How To Start Birding: A Simple Beginner’s Guide

Birding is quickly becoming the second fastest growing outdoor hobby in the United States, so if you’re new to birding, chances are high that you probably have quite a few questions about where to start. The easy answer, of course, is “Just get out there!” However, heading out without a plan can easily leave you feeling overwhelmed and potentially discouraged from going back out a second time. Set yourself up for success before beginning your trek into the great outdoors!

Pick Up a Field Guide

Before your trip, spend some time flipping through a field guide to start to become familiar with which birds can be found in your area. Guides for beginners are usually arranged by color of bird and only list common species, but because new birders may find it easier to start by identifying these birds first, they can be a great resource for learning about your newfound hobby.

Gather Some Gear

Your field guide, a simple pair of binoculars or a small telescope, and patience are among the most important things to bring along on any birding trip, especially your first one. Depending on the elements and whether or not you’re traveling far from home, water, sunscreen, and protective layers of clothing are all important as well.

Get Outside

Now that you’ve been looking through your field guide for a bit and have the necessary equipment for your first adventure, it’s time to actually get out there and start birding! Pick a bird from your guide that you know will be in your area for the time of year and try to find it. This is where the patience part comes into play— becoming discouraged too easily or too quickly can leave you feeling frustrated, and may even be the reason you lose interest in going back out again. Remember, the challenge is part of the reason that birding is a rewarding hobby.

Record Your Observations

Keep track of what you’ve identified! Whether you prefer to keep a traditional journal or download a mobile app to record your findings, getting it all down in writing will ensure you don’t forget any details about what you saw.

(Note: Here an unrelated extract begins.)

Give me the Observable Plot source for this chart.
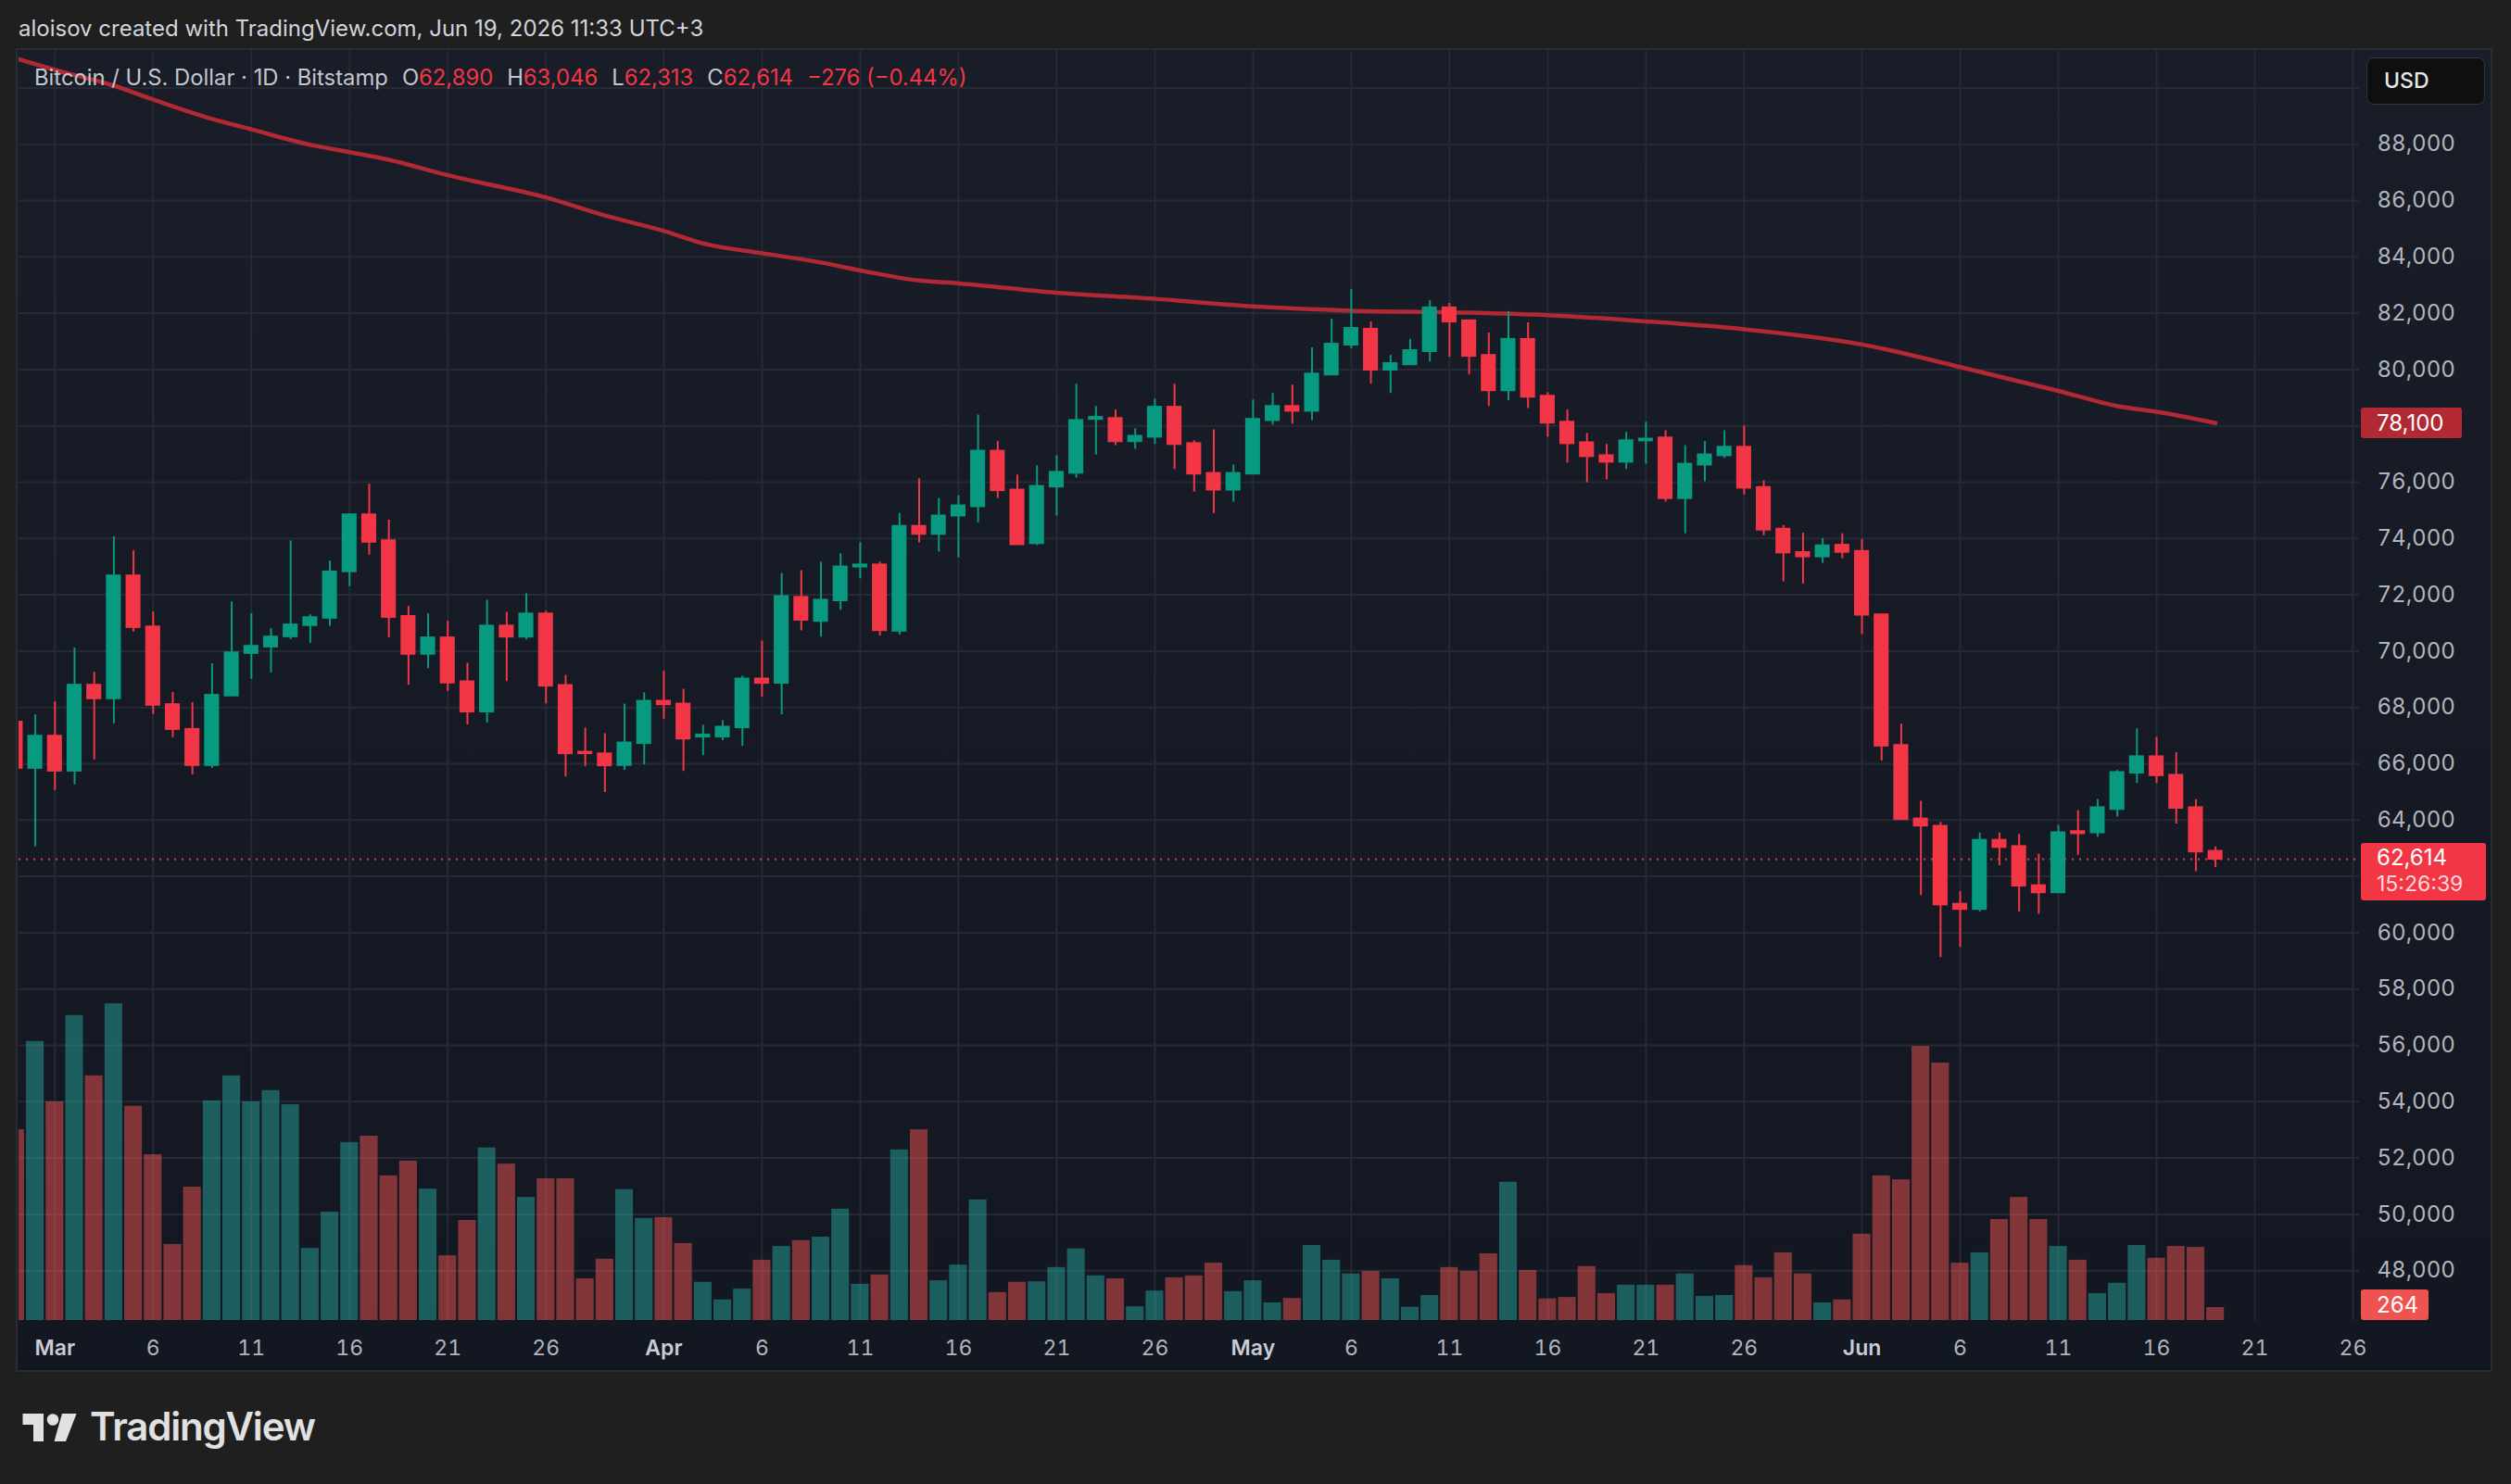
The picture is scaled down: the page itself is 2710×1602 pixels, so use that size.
<!DOCTYPE html>
<html>
<head>
<meta charset="utf-8">
<script src="https://cdn.jsdelivr.net/npm/d3@7"></script>
<script src="https://cdn.jsdelivr.net/npm/@observablehq/plot@0.6"></script>
<style>
  html, body { margin:0; padding:0; background:#1f1f1f; width:2710px; height:1602px; overflow:hidden;
    font-family: Inter, "Noto Sans", Roboto, sans-serif; }
  #header { position:absolute; left:20px; top:17px; font-size:24px; line-height:28px; color:#d1d4dc; white-space:nowrap; }
  #panel { position:absolute; left:17px; top:52px; width:2673px; height:1429px; box-sizing:border-box;
    border:2px solid #2b2d33; background:linear-gradient(#191d28, #131722); }
  #chart { position:absolute; left:17px; top:52px; width:2673px; height:1429px; }
  #chart svg { position:absolute; left:0; top:0; }
  #legend { position:absolute; left:37px; top:70px; font-size:23.8px; line-height:28px; color:#c3c6ce; white-space:nowrap; }
  #legend .v { color:#f23645; }
  #legend .g { margin-left:15px; }
  .tag { position:absolute; box-sizing:border-box; color:#fff; font-size:24px; white-space:nowrap; border-radius:3px; }
  #usd { position:absolute; left:2554px; top:62px; width:128px; height:51px; box-sizing:border-box; background:#0f0f0f;
    border:1.5px solid #34363d; border-radius:8px; color:#e6e6e6; font-size:23px; font-weight:500; line-height:48px; padding-left:18px; }
  #brand { position:absolute; left:97px; top:1519px; font-size:42px; line-height:42px; font-weight:600; color:#e1e1e1; letter-spacing:-1.2px; }
</style>
</head>
<body>
<div id="header">aloisov created with TradingView.com, Jun 19, 2026 11:33 UTC+3</div>
<div id="panel"></div>
<div id="chart"></div>
<div id="legend"></div>
<div id="usd">USD</div>
<svg id="logo" width="70" height="40" style="position:absolute;left:22px;top:1522px" viewBox="0 0 70 40">
  <path d="M2.5 4 H25 V34 H14 V16 H2.5 Z" fill="#e1e1e1"/>
  <circle cx="35" cy="10.5" r="6.3" fill="#e1e1e1"/>
  <path d="M45 4 H60.6 L49 34 H36.5 Z" fill="#e1e1e1"/>
</svg>
<div id="brand">TradingView</div>
<script>
// ---------------- DATA ----------------
const firstDay = "2026-02-27"; // daily candles, Feb 27 .. Jun 19
const open = [
  67480, 65840,                                                                      // Feb 27-28
  66980, 65740, 68790, 68310, 72670, 70860, 68100, 67220, 65940, 68410,             // Mar 1-10
  69920, 70150, 70510, 70910, 71170, 72820, 74840, 73920, 71230, 69890,             // Mar 11-20
  70470, 68910, 67840, 70890, 70500, 71320, 68780, 66410, 66350, 65940, 66720,      // Mar 21-31
  68220, 68120, 66950, 66950, 67280, 69010, 68860, 71910, 71060, 71790,             // Apr 1-10
  72990, 73060, 70710, 74430, 74150, 74800, 75130, 77100, 75720, 73820,             // Apr 11-20
  75830, 76320, 78230, 78260, 77440, 77600, 78660, 77370, 76310, 75720,             // Apr 21-30
  76290, 78190, 78690, 78520, 79810, 80870, 81430, 79980, 80170, 80640,             // May 1-10
  82190, 81730, 80500, 79250, 81070, 79050, 78130, 77400, 76940, 76710,             // May 11-20
  77470, 77570, 75420, 76610, 76940, 77240, 75810, 74330, 73500, 73350, 73760,      // May 21-31
  73540, 71290, 66650, 64040, 63780, 61010, 60830, 63280, 63060, 61670,             // Jun 1-10
  61420, 63590, 63550, 64380, 65670, 66250, 65590, 64440, 62890                     // Jun 11-19
];
const high = [
  67800, 67740,
  68200, 70110, 69250, 74060, 73560, 71390, 68530, 68170, 69550, 71750,
  71330, 70800, 73920, 71290, 73200, 74880, 75930, 74650, 71590, 71330,
  71060, 69570, 71810, 71380, 72040, 71410, 69140, 67270, 67070, 68120, 68520,
  69280, 68650, 67370, 67530, 69110, 70360, 72760, 72860, 73160, 73460,
  73850, 73160, 74890, 76120, 75420, 75520, 78390, 77440, 76250, 76580,
  76940, 79480, 78690, 78560, 77900, 78950, 79480, 77470, 77860, 76610,
  78920, 79150, 79450, 80770, 81790, 82850, 81690, 80500, 81070, 82450,
  82350, 81760, 81300, 82060, 81660, 79180, 78560, 77730, 77340, 77770,
  78130, 77830, 77300, 77440, 77830, 78000, 76050, 74460, 74190, 74000, 74170,
  73970, 71300, 67410, 64670, 63920, 61460, 63540, 63540, 63490, 62790,
  63810, 64340, 64730, 65760, 67240, 66940, 66390, 64730, 63046
];
const low = [
  65500, 63050,
  65050, 65250, 66140, 67420, 70680, 67750, 66930, 65610, 65840, 68400,
  69000, 69230, 70410, 70280, 70880, 72290, 73410, 70480, 68790, 69380,
  68570, 67380, 67440, 68920, 70400, 68130, 65540, 65900, 64980, 65770, 65960,
  67580, 65730, 66290, 66820, 66620, 68370, 67740, 70720, 70500, 71450,
  72570, 70540, 70570, 73850, 73520, 73320, 74560, 75420, 73780, 73750,
  74800, 76150, 76970, 77300, 77170, 77340, 76450, 75650, 74890, 75290,
  76290, 78030, 78060, 78190, 79810, 80740, 79480, 79150, 80140, 80270,
  80440, 79810, 78690, 78890, 78620, 77600, 76680, 75980, 76080, 76450,
  76640, 75290, 74170, 76020, 76840, 75550, 74100, 72460, 72390, 73120, 73280,
  70590, 66100, 63990, 61320, 59120, 59480, 60740, 62380, 60740, 60660,
  61420, 62750, 63390, 64110, 65300, 65300, 63860, 62170, 62313
];
const close = [
  65840, 66980,
  65740, 68790, 68310, 72670, 70840, 68080, 67220, 65940, 68430, 69940,
  70170, 70500, 70930, 71190, 72810, 74840, 73870, 71200, 69890, 70470,
  68870, 67840, 70890, 70500, 71320, 68760, 66360, 66360, 65930, 66740, 68220,
  68100, 66880, 67020, 67300, 69010, 68860, 71940, 71100, 71810, 72990,
  73060, 70730, 74430, 74150, 74800, 75160, 77100, 75700, 73780, 75850,
  76350, 78190, 78300, 77440, 77630, 78660, 77340, 76290, 75720, 76310,
  78230, 78690, 78520, 79840, 80900, 81460, 79980, 80210, 80670, 82190,
  81690, 80470, 79250, 81070, 79020, 78100, 77370, 76910, 76710, 77470,
  77530, 75420, 76640, 76970, 77240, 75790, 74300, 73490, 73350, 73740, 73510,
  71280, 66630, 64020, 63790, 60990, 60830, 63280, 63030, 61660, 61420,
  63550, 63520, 64440, 65690, 66250, 65580, 64420, 62870, 62614
];
const volume = [
  3890, 5690,
  4460, 6220, 4990, 6460, 4370, 3380, 1550, 2720, 4480, 4990,
  4460, 4690, 4400, 1470, 2210, 3630, 3760, 2950, 3250, 2680,
  1320, 2040, 3520, 3190, 2510, 2890, 2890, 850, 1250, 2670, 2080,
  2100, 1570, 780, 420, 640, 1230, 1510, 1630, 1700, 2270,
  740, 930, 3480, 3890, 810, 1130, 2460, 570, 780, 790,
  1080, 1460, 910, 850, 280, 600, 870, 910, 1170, 590,
  810, 360, 450, 1530, 1230, 950, 1000, 850, 270, 510,
  1080, 1000, 1360, 2820, 1020, 440, 470, 1100, 550, 720,
  720, 720, 950, 490, 510, 1120, 870, 1380, 950, 360, 420,
  1760, 2950, 2870, 5590, 5250, 1170, 1380, 2060, 2510, 2060,
  1510, 1230, 550, 760, 1530, 1270, 1510, 1490, 264
];
// 200-day moving average, read at points along the line
const maDates = ["2026-02-27","2026-03-01","2026-03-04","2026-03-06","2026-03-09","2026-03-11","2026-03-14",
  "2026-03-16","2026-03-18","2026-03-21","2026-03-26","2026-03-29","2026-04-01","2026-04-03","2026-04-06",
  "2026-04-09","2026-04-11","2026-04-14","2026-04-16","2026-04-21","2026-04-26","2026-05-01","2026-05-06",
  "2026-05-11","2026-05-16","2026-05-21","2026-05-26","2026-06-01","2026-06-06","2026-06-11","2026-06-14",
  "2026-06-16","2026-06-19"];
const maValues = [91050, 90640, 90080, 89590, 88900, 88530, 87980,
  87720, 87450, 86900, 86110, 85470, 84920, 84480, 84130,
  83800, 83520, 83160, 83060, 82730, 82510, 82240, 82090,
  82030, 81930, 81710, 81430, 80890, 80090, 79240, 78700,
  78500, 78100];
const priceLabelTicks = [48000,50000,52000,54000,56000,58000,60000,64000,66000,68000,70000,72000,74000,76000,80000,82000,84000,86000,88000];
const priceGridTicks = [48000,50000,52000,54000,56000,58000,60000,62000,64000,66000,68000,70000,72000,74000,76000,78000,80000,82000,84000,86000,88000,90000];
const dayTicks = ["2026-03-06","2026-03-11","2026-03-16","2026-03-21","2026-03-26",
  "2026-04-06","2026-04-11","2026-04-16","2026-04-21","2026-04-26",
  "2026-05-06","2026-05-11","2026-05-16","2026-05-21","2026-05-26",
  "2026-06-06","2026-06-11","2026-06-16","2026-06-21","2026-06-26"];
const monthTicks = ["2026-03-01","2026-04-01","2026-05-01","2026-06-01"];
const lastClose = 62614, lastVolume = 264, maLast = 78100, countdown = "15:26:39";
const legendTitle = "Bitcoin / U.S. Dollar · 1D · Bitstamp";
const legendChange = "−276 (−0.44%)";

// ---------------- BUILD ----------------
const UP = "#089981", DOWN = "#f23645";
const VUP = "#26a69a", VDOWN = "#ef5350";
const DAY = 864e5;
const parse = s => new Date(s + "T00:00:00Z");
const days = d3.utcDay.range(parse(firstDay), new Date(+parse(firstDay) + open.length * DAY));
const candles = days.map((d, i) => ({date: d, open: open[i], high: high[i], low: low[i], close: close[i], volume: volume[i]}));
const ma = maDates.map((d, i) => ({date: parse(d), value: maValues[i]}));

const W = 2673, H = 1429;
const margins = {marginLeft: 3, marginRight: 144, marginTop: 2, marginBottom: 56};
const xDomain = [new Date(+parse("2026-03-01") - 1.83 * DAY), new Date(+parse("2026-06-26") + 0.33 * DAY)];
const yDomain = [46230, 91330];
const VMAX = 25900;
const fmt = d3.format(",");
const isUp = d => d.close >= d.open;

const priceChart = Plot.plot({
  width: W, height: H, ...margins,
  style: {background: "transparent", fontFamily: "Inter, 'Noto Sans', sans-serif", color: "#b2b5be", overflow: "visible"},
  x: {type: "utc", domain: xDomain, label: null, axis: null},
  y: {domain: yDomain, label: null, axis: null},
  color: {type: "identity"},
  marks: [
    Plot.gridY(priceGridTicks, {stroke: "#262a35", strokeOpacity: 1, strokeWidth: 2}),
    Plot.gridX([...dayTicks, ...monthTicks].map(parse), {stroke: "#262a35", strokeOpacity: 1, strokeWidth: 2}),
    Plot.axisY(priceLabelTicks, {anchor: "right", tickSize: 0, tickPadding: 19, tickFormat: fmt, fontSize: 24, fill: "#b2b5be", label: null}),
    Plot.axisX(dayTicks.map(parse), {anchor: "bottom", tickSize: 0, tickPadding: 21, tickFormat: d => d.getUTCDate(), fontSize: 23, fill: "#b2b5be", label: null}),
    Plot.axisX(monthTicks.map(parse), {anchor: "bottom", tickSize: 0, tickPadding: 21, tickFormat: d3.utcFormat("%b"), fontSize: 23, fontWeight: 600, fill: "#c9ccd4", label: null}),
    Plot.line(ma, {x: "date", y: "value", stroke: "#b22833", strokeWidth: 4.5, curve: "monotone-x", clip: true}),
    Plot.ruleY([lastClose], {stroke: DOWN, strokeWidth: 2, strokeDasharray: "2,6"}),
    Plot.ruleX(candles, {x: "date", y1: "low", y2: "high", stroke: d => isUp(d) ? UP : DOWN, strokeWidth: 2, clip: true}),
    Plot.rect(candles, {
      x1: d => new Date(+d.date - 0.38 * DAY), x2: d => new Date(+d.date + 0.38 * DAY),
      y1: "open", y2: "close", fill: d => isUp(d) ? UP : DOWN, insetTop: -1, insetBottom: -1, clip: true
    })
  ]
});

const volChart = Plot.plot({
  width: W, height: H, ...margins,
  style: {background: "transparent"},
  x: {type: "utc", domain: xDomain, axis: null, label: null},
  y: {domain: [0, VMAX], axis: null, label: null},
  color: {type: "identity"},
  marks: [
    Plot.rect(candles, {
      x1: d => new Date(+d.date - 0.45 * DAY), x2: d => new Date(+d.date + 0.45 * DAY),
      y1: 0, y2: "volume", fill: d => isUp(d) ? VUP : VDOWN, fillOpacity: 0.5, clip: true
    })
  ]
});

const chart = document.getElementById("chart");
chart.appendChild(priceChart);
chart.appendChild(volChart);

// legend
const last = candles[candles.length - 1];
document.getElementById("legend").innerHTML =
  `<span>${legendTitle}</span>` +
  `<span class="g">O<span class="v">${fmt(last.open)}</span></span>` +
  `<span class="g">H<span class="v">${fmt(last.high)}</span></span>` +
  `<span class="g">L<span class="v">${fmt(last.low)}</span></span>` +
  `<span class="g">C<span class="v">${fmt(last.close)}</span></span>` +
  `<span class="g v">${legendChange}</span>`;

// right-axis tags positioned through the scales
const top0 = 52, tagLeft = 17 + (W - margins.marginRight) + 2;
const ys = priceChart.scale("y"), vs = volChart.scale("y");
function tag(text, bg, cy, h, w) {
  const el = document.createElement("div");
  el.className = "tag";
  el.style.cssText += `left:${tagLeft}px;top:${cy}px;height:${h}px;width:${w}px;background:${bg};padding-left:17px;`;
  el.innerHTML = text;
  document.body.appendChild(el);
  return el;
}
const maY = top0 + ys.apply(maLast);
tag(`<div style="line-height:33px">${fmt(maLast)}</div>`, "#b22833", maY - 16.5, 33, 109);
const pY = top0 + ys.apply(lastClose);
tag(`<div style="line-height:31px">${fmt(lastClose)}</div><div style="line-height:27px;color:#ffd6d9;font-size:23px">${countdown}</div>`,
    DOWN, pY - 16.5, 62, 135);
const vY = top0 + vs.apply(lastVolume);
const vTop = Math.min(vY - 16.5, top0 + H - margins.marginBottom - 33);
tag(`<div style="line-height:33px">${lastVolume}</div>`, VDOWN, vTop, 33, 73);
</script>
</body>
</html>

As you become more experienced with birding and work your way up from the basics, you’ll start to learn what does and doesn’t work for you. While a small field guide containing only common bird species around your neighborhood was great when you first began, you may find that one arranged by shape of bird is more suited for your skill level as you become more familiar with birding. You may also want to upgrade and add to your birding gear to make the most of your time in the field.

Whether you’re casually watching from your backyard or embarking on a trip in a new area, birding is a hobby that people of all ages can enjoy. It gets you outdoors, gives you a break from the hustle and bustle of everyday life, and can bring you in contact with fellow birders. All in all, there’s no “right” way to start birding—you’ll figure it all out through trial and error as you go. Have fun and good luck on your first birding trip!